Bisnis.com, JAKARTA - Positifnya pergerakan harga batu bara sepanjang tahun ini tidak menjadi tren yang sama akan berlanjut pada tahun depan.
Beberapa faktor eksternal menjadi pendorong utama pergerakan harga batu bara tahun ini. Sementara volume permintaan belum naik secara signifikan.
Bencana alam seperti yang terjadi di Australia hingga memanasnya kondisi geopolitik di Semenanjung Korea turut memicu menghangatnya harga batu bara, di samping kebijakan-kebijakan negara produsen utama seperti China yang memangkas jam kerja tambang sejak April 2016.
Direktur Eksekutif Asosiasi Pertambangan Batubara Indonesia (APBI) Hendra Sinadia menilai kendati telah melampaui ekspektasi, cukup sulit untuk yakin bahwa harga tak akan terkoreksi dalam waktu dekat.

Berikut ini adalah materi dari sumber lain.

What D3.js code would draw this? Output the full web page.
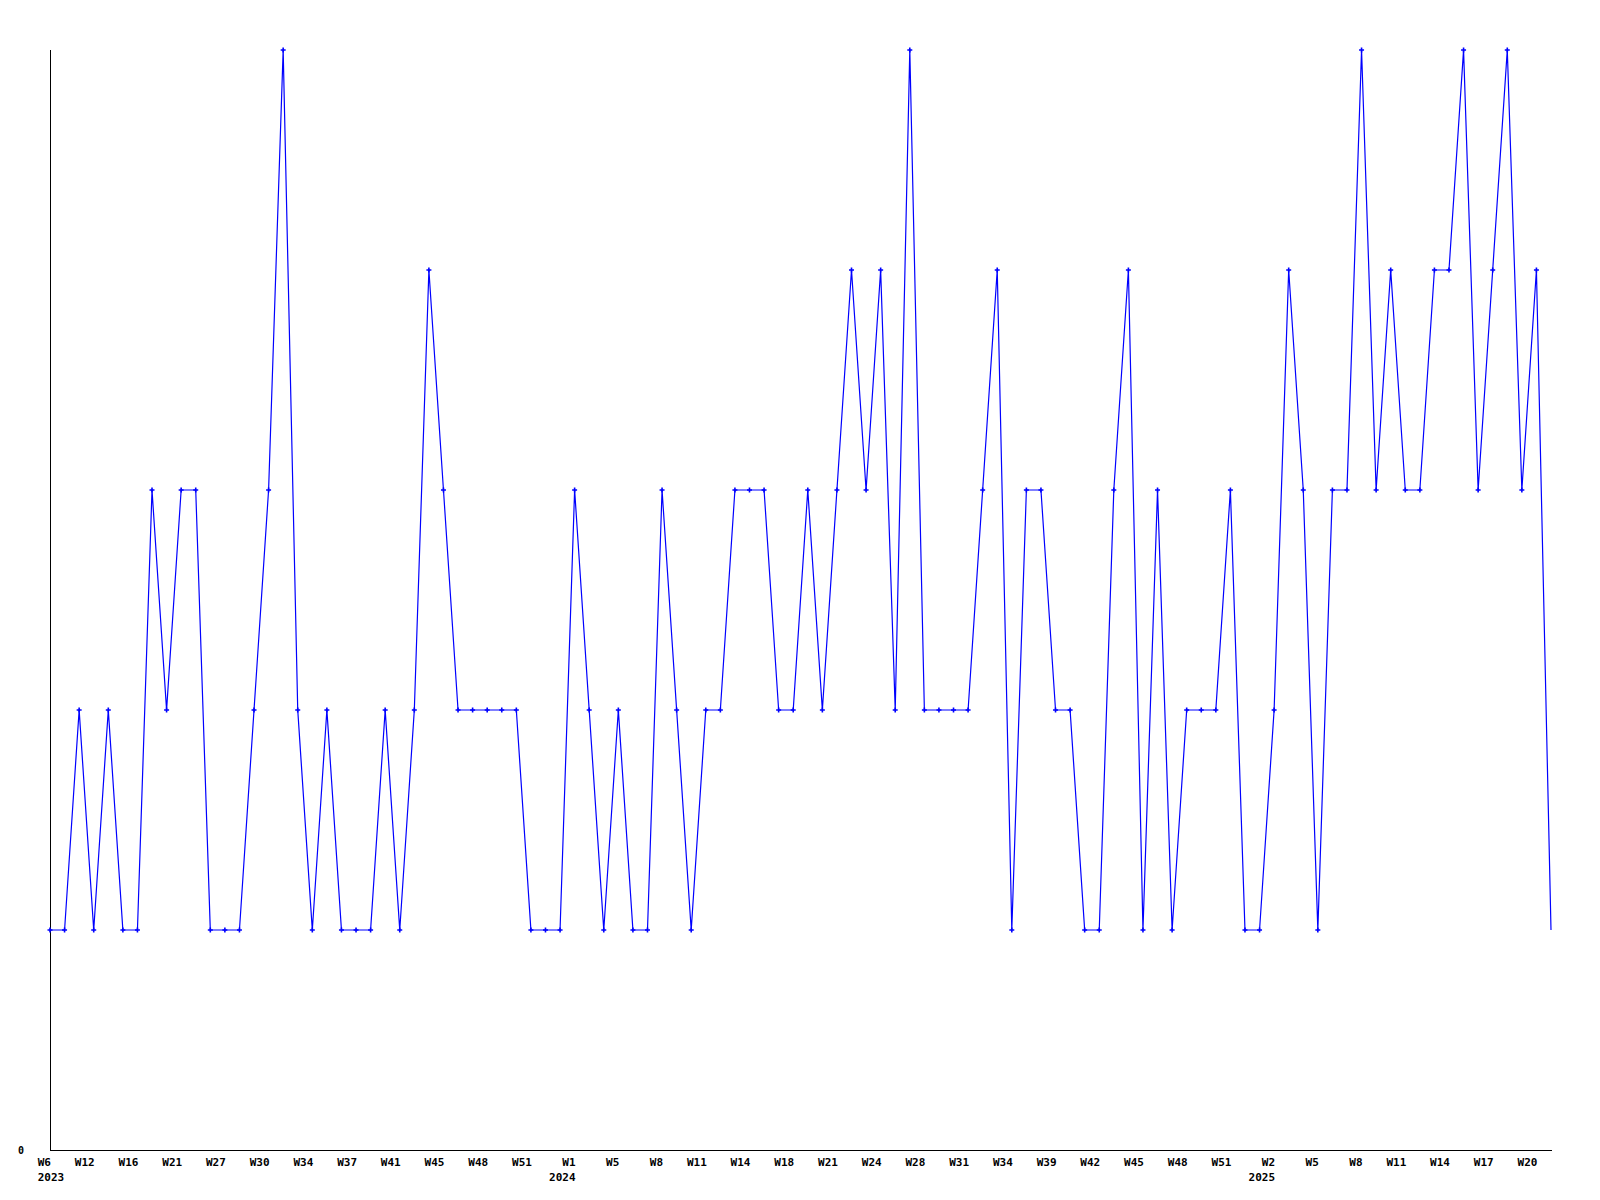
<!DOCTYPE html>
<html>
<head>
<meta charset="utf-8">
<script src="https://cdn.jsdelivr.net/npm/d3@7"></script>
<style>
  html, body { margin: 0; padding: 0; background: #ffffff; }
  svg { display: block; }
  text { font-family: "DejaVu Sans Mono", "Liberation Mono", monospace; font-weight: bold; fill: #000; }
</style>
</head>
<body>
<script>
// ---- data ----
const weeks = [
  "W6","W8","W10","W12","W13","W15","W16","W18","W20","W21","W23","W25",
  "W27","W28","W29","W30","W31","W33","W34","W35","W36","W37","W38","W40",
  "W41","W42","W44","W45","W46","W47","W48","W49","W50","W51","W52","W53",
  "W1","W2","W4","W5","W6","W7","W8","W9","W10","W11","W12","W13",
  "W14","W16","W17","W18","W19","W20","W21","W22","W23","W24","W26","W27",
  "W28","W29","W30","W31","W32","W33","W34","W36","W38","W39","W40","W41",
  "W42","W43","W44","W45","W46","W47","W48","W49","W50","W51","W52","W1",
  "W2","W3","W4","W5","W6","W7","W8","W9","W10","W11","W12","W13",
  "W14","W15","W16","W17","W18","W19","W20","W21"
];
const years = [
  2023,2023,2023,2023,2023,2023,2023,2023,2023,2023,2023,2023,
  2023,2023,2023,2023,2023,2023,2023,2023,2023,2023,2023,2023,
  2023,2023,2023,2023,2023,2023,2023,2023,2023,2023,2023,2023,
  2024,2024,2024,2024,2024,2024,2024,2024,2024,2024,2024,2024,
  2024,2024,2024,2024,2024,2024,2024,2024,2024,2024,2024,2024,
  2024,2024,2024,2024,2024,2024,2024,2024,2024,2024,2024,2024,
  2024,2024,2024,2024,2024,2024,2024,2024,2024,2024,2024,2025,
  2025,2025,2025,2025,2025,2025,2025,2025,2025,2025,2025,2025,
  2025,2025,2025,2025,2025,2025,2025,2025
];
const values = [
  1,1,2,1,2,1,1,3,2,3,3,1,
  1,1,2,3,5,2,1,2,1,1,1,2,
  1,2,4,3,2,2,2,2,2,1,1,1,
  3,2,1,2,1,1,3,2,1,2,2,3,
  3,3,2,2,3,2,3,4,3,4,2,5,
  2,2,2,2,3,4,1,3,3,2,2,1,
  1,3,4,1,3,1,2,2,2,3,1,1,
  2,4,3,1,3,3,5,3,4,3,3,4,
  4,5,3,4,5,3,4,1
];
const yTickLabels = ["0"];
const labelEvery = 3;

// ---- layout ----
const W = 1600, H = 1200;
const mLeft = 50, mRight = 1551, mTop = 50, mBottom = 1150;

const svg = d3.select("body").append("svg").attr("width", W).attr("height", H);

const idx = d3.range(values.length);
const x = d3.scalePoint().domain(idx).range([mLeft, mRight]);
const y = d3.scaleLinear().domain([0, 5]).range([mBottom, mTop]);

// axes lines
svg.append("line").attr("x1", mLeft + 0.5).attr("x2", mLeft + 0.5)
  .attr("y1", mTop).attr("y2", mBottom + 0.5)
  .attr("stroke", "#000").attr("stroke-width", 1).attr("shape-rendering", "crispEdges");
svg.append("line").attr("x1", mLeft).attr("x2", mRight + 0.5)
  .attr("y1", mBottom + 0.5).attr("y2", mBottom + 0.5)
  .attr("stroke", "#000").attr("stroke-width", 1).attr("shape-rendering", "crispEdges");

// y label
svg.selectAll(".ylab").data(yTickLabels).enter().append("text")
  .attr("class", "ylab")
  .attr("x", 18).attr("y", y(0) + 3.5)
  .attr("font-size", 10)
  .text(d => d);

// x tick labels
const tickIdx = idx.filter(i => i % labelEvery === 0);
const tickG = svg.append("g");
tickG.selectAll("text").data(tickIdx).enter().append("text")
  .attr("x", i => x(i) + 1)
  .attr("y", 1166)
  .attr("font-size", 11)
  .attr("text-anchor", "end")
  .text(i => weeks[i]);

// year labels at first displayed tick of each year
const seen = new Set();
const yearTicks = tickIdx.filter(i => { if (seen.has(years[i])) return false; seen.add(years[i]); return true; });
yearTicks.forEach((i, k) => {
  const t = svg.append("text")
    .attr("y", 1181)
    .attr("font-size", 11)
    .text(years[i]);
  const wl = tickG.selectAll("text").filter(d => d === i).node().getComputedTextLength();
  const yl = t.node().getComputedTextLength();
  const tickLeft = x(i) + 1 - wl;
  let xl = x(i) + 1 - yl;
  if (xl < tickLeft && k === 0) xl = tickLeft;
  t.attr("x", xl);
});

// line
const line = d3.line().x((d, i) => x(i)).y(d => y(d));
svg.append("path").datum(values)
  .attr("d", line)
  .attr("fill", "none")
  .attr("stroke", "#0000ff")
  .attr("stroke-width", 1.2);

// markers (last point drawn without marker, as in the original)
svg.selectAll(".mk").data(values.slice(0, values.length - 1)).enter().append("path")
  .attr("class", "mk")
  .attr("transform", (d, i) => `translate(${x(i)},${y(d)})`)
  .attr("d", "M-2.5,-0.8H-0.8V-2.5H0.8V-0.8H2.5V0.8H0.8V2.5H-0.8V0.8H-2.5Z")
  .attr("fill", "#0000ff");
</script>
</body>
</html>
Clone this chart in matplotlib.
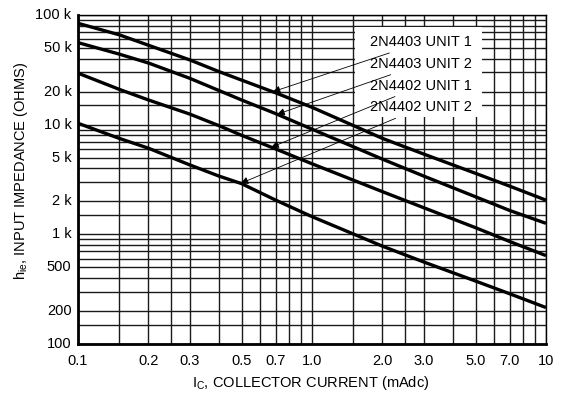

Pasalnya, faktor eksternal mungkin saja tak lagi kencang di tahun depan.
"Harga masih belum sustain dan rentan terkoresksi akibat sentimen-sentimen eksternal," tuturnya kepada Bisnis.
Sementara itu, Ketua Indonesian Mining Institute Irwandy Arif (IMI) menilai harga batu bara tidak akan jatuh seperti pada 2015 hingga pertengahan 2016. Menurutnya harga akan cukup positif dalam beberapa tahun ke depan seiring peningkatan permintaan dalam negeri dari proyek pembangkit 35.000 megawat (MW).
Irwandy memperkirakan harga masih akan berada di rentang US$60-US$80 per ton. Adapun hingga November 2017, rata-rata harga batu bara acuan (HBA) pada tahun ini mencapai US$85,18 per ton.